For the record...."Give Ireland Back to The Irish" was not a Beatles collaboration.
It was a Paul McCartney solo tune.
True, that. But John and Yoko protested on behalf of the green Irish cause. Anyway, that was so long ago I only remember the song at all because it suited my emotional attachment to a country and cause that I did not sufficiently examine before I (briefly) gave $$ to "my tribe" without fully understanding the grotesque violence I was thereby supporting.
As soon as I did, I felt quite guilty. (But I've never lost my emotional attachment to the cause of Catholic Ireland. And as Glenn says, one must be especially careful when the tribal lizard brain is dictating to one's reasoning faculties.)
That video/song do bring back memories. It was my anthem for a good bit when a young lass. And I cried in solidarity w/ Bobby Sands et al. when they died by going on hunger strikes.

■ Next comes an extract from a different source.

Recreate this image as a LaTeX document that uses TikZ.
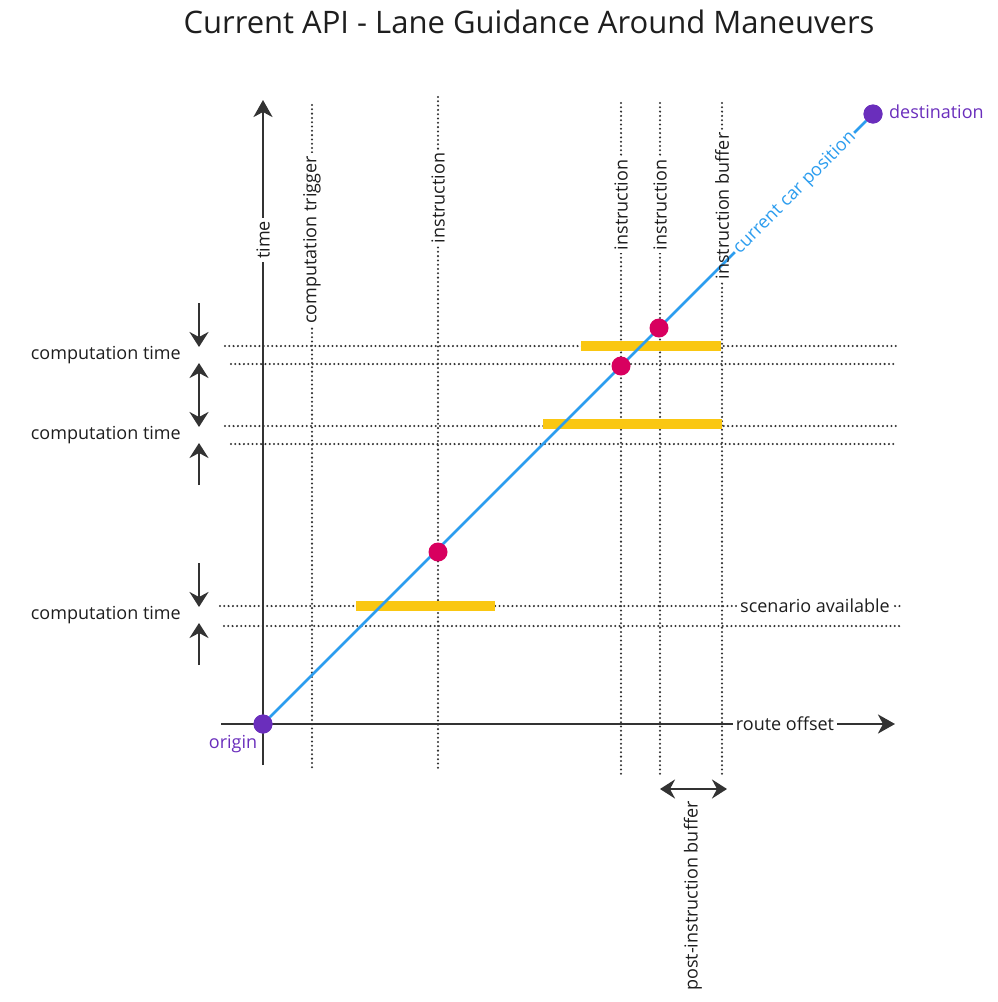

But the situation had caused bloodshed for centuries, and it was long past time for both sides to realize everyone was there to stay, and so they had to work it out. Maturing as an adult I came to accept that. Ditto for the I/P bloody stalemate.
Doesn't mean I was not still outraged at every reported atrocity committed by Her Majesty's troops, but there just were no clean hands in the entire mess. The options were: 1. Continued death and carnage for all, or 2. Come to some negotiated peace.